VCF: A Real-World Video Conference Deepfake Benchmark for Face-Swap Detection and Robustness Evaluation
Keywords: Dataset, Benchmark, Deepfake detection, Face-swapping detection
Abstract. The rapid advancement of deepfake generation techniques poses significant security and privacy risks, particularly in video conferencing scenarios where variable resolutions, compression artifacts, and environmental factors complicate detection. Existing benchmarks often fail to address these context-specific challenges, limiting their applicability to real-world communication platforms. To bridge this gap, we introduce VCF (Video Conference DeepFakes) dataset, the first, to the best of our knowledge, specialized benchmark designed for evaluating deepfake detection in video conferencing contexts.

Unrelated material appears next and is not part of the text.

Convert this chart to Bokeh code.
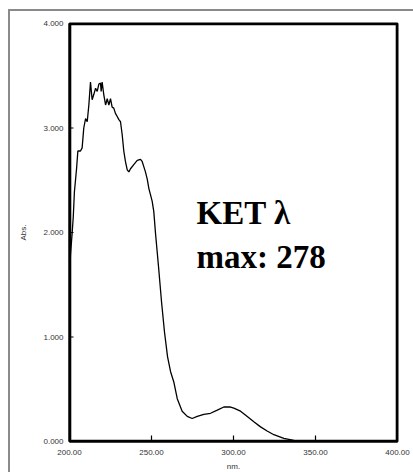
from bokeh.plotting import figure
from bokeh.models import Range1d, FixedTicker, NumeralTickFormatter, Label
from bokeh.layouts import column
from bokeh.embed import file_html
from bokeh.resources import INLINE

# Wavelength (nm) and absorbance
wavelength = [200.0, 200.6, 201.6, 202.3, 203.0, 204.3, 205.1, 206.7, 207.7, 208.7,
              209.8, 210.8, 211.8, 212.8, 213.8, 214.8, 215.9, 216.9, 217.9, 218.9,
              219.3, 219.9, 220.9, 222.0, 223.0, 224.0, 225.0, 226.0, 227.0, 228.0,
              229.1, 230.1, 231.1, 232.1, 233.1, 234.1, 235.2, 236.2, 237.2, 239.2,
              241.3, 243.3, 244.3, 245.3, 246.3, 247.4, 248.4, 249.4, 250.4, 251.4,
              252.4, 254.3, 256.1, 257.9, 259.8, 261.6, 263.6, 265.7, 268.7, 271.8,
              274.8, 277.9, 281.9, 286.0, 290.1, 294.1, 298.2, 300.2, 304.3, 308.4,
              312.4, 316.5, 320.5, 324.6, 330.7, 336.8, 341.9, 345.0]
absorbance = [1.53, 1.79, 1.99, 2.15, 2.39, 2.61, 2.78, 2.78, 2.81, 3.00,
              3.09, 3.06, 3.22, 3.44, 3.27, 3.32, 3.38, 3.35, 3.42, 3.43,
              3.35, 3.44, 3.32, 3.22, 3.28, 3.22, 3.28, 3.20, 3.19, 3.14,
              3.11, 3.08, 3.06, 2.94, 2.78, 2.68, 2.60, 2.58, 2.61, 2.65,
              2.69, 2.70, 2.68, 2.63, 2.58, 2.51, 2.42, 2.36, 2.30, 2.20,
              2.00, 1.67, 1.34, 1.05, 0.81, 0.67, 0.57, 0.41, 0.29, 0.24,
              0.22, 0.24, 0.26, 0.27, 0.30, 0.33, 0.33, 0.32, 0.29, 0.24,
              0.19, 0.14, 0.10, 0.065, 0.03, 0.01, 0.0, 0.0]

x_ticks = [200, 250, 300, 350, 400]
y_ticks = [0, 1, 2, 3, 4]
annotation_lines = ["KET \u03bb", "max: 278"]

x_min, x_max = x_ticks[0], x_ticks[-1]
y_min, y_max = y_ticks[0], y_ticks[-1]

p = figure(width=403, height=462, output_backend="svg", toolbar_location=None,
           x_range=Range1d(x_min, x_max), y_range=Range1d(y_min, y_max),
           min_border_left=59, min_border_right=16, min_border_top=12, min_border_bottom=32,
           background_fill_color=None, border_fill_color=None,
           outline_line_color="black", outline_line_width=2)
p.xgrid.grid_line_color = None
p.ygrid.grid_line_color = None

p.axis.axis_line_color = "black"
p.axis.axis_line_width = 2
p.axis.major_tick_line_color = "black"
p.axis.major_tick_line_width = 1
p.axis.major_tick_in = 0
p.axis.major_tick_out = 0
p.axis.minor_tick_line_color = None
p.axis.major_label_text_font = "Liberation Sans"
p.axis.major_label_text_font_size = "8px"
p.axis.major_label_text_color = "#333333"
p.axis.axis_label_text_font = "Liberation Sans"
p.axis.axis_label_text_font_size = "8px"
p.axis.axis_label_text_font_style = "normal"
p.axis.axis_label_text_color = "#333333"

p.xaxis.ticker = FixedTicker(ticks=x_ticks)
p.xaxis.formatter = NumeralTickFormatter(format="0.00")
p.xaxis.major_label_standoff = 8
p.xaxis.axis_label = "nm."
p.xaxis.axis_label_standoff = 4

p.yaxis.ticker = FixedTicker(ticks=y_ticks)
p.yaxis.formatter = NumeralTickFormatter(format="0.000")
p.yaxis.major_label_standoff = 6
p.yaxis.axis_label = "Abs."
p.yaxis.axis_label_standoff = 12

# Frame edges and inward ticks as thin filled bars inside the plot area
px_x = (x_max - x_min) / 328.0   # data units per pixel along x
px_y = (y_max - y_min) / 418.0   # data units per pixel along y
edge = 1.8
p.quad(left=[x_min, x_max - edge * px_x, x_min, x_min],
       right=[x_min + edge * px_x, x_max, x_max, x_max],
       bottom=[y_min, y_min, y_min, y_max - edge * px_y],
       top=[y_max, y_max, y_min + edge * px_y, y_max],
       fill_color="black", line_color=None)
inner_x = x_ticks[1:-1]
p.quad(left=[t - 0.6 * px_x for t in inner_x], right=[t + 0.6 * px_x for t in inner_x],
       bottom=[y_min] * len(inner_x), top=[y_min + 6 * px_y] * len(inner_x),
       fill_color="black", line_color=None)
inner_y = y_ticks[1:-1]
p.quad(left=[x_min] * len(inner_y), right=[x_min + 4 * px_x] * len(inner_y),
       bottom=[t - 0.6 * px_y for t in inner_y], top=[t + 0.6 * px_y for t in inner_y],
       fill_color="black", line_color=None)

p.line(wavelength, absorbance, line_color="black", line_width=1.3)

# Annotation text
p.add_layout(Label(x=277.5, y=2.01, text=annotation_lines[0], text_font="Liberation Serif",
                   text_font_style="bold", text_font_size="33px", text_color="black"))
p.add_layout(Label(x=277.5, y=1.595, text=annotation_lines[1], text_font="Liberation Serif",
                   text_font_style="bold", text_font_size="33px", text_color="black"))

layout = column(p, margin=(9, 0, 0, 8),
                styles={"border-left": "2px solid #8a8a8a", "border-top": "2px solid #8a8a8a"})

open("out.html", "w").write(file_html(layout, INLINE))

VCF leverages the VCD dataset as target videos and the LaPa dataset as a set of source faces, algorithmically ranking sources by similarity in gender, ethnicity, age, and facial hair to select optimal matches for enhanced deepfake visual plausibility. The dataset incorporates multi-resolution videos, H.264 compression artifacts from different compression rates, and diverse backgrounds to simulate conditions specific to video conferences. Comprehensive evaluations of 14 detection methods reveal significant performance degradation under video quality variations. Our results emphasize the critical need for robust detection frameworks resilient to resolution shifts, compression artifacts, and diverse generation pipelines. VCF provides a standardized, scenario-specific benchmark to drive advancements in securing digital communication platforms against evolving deepfake threats.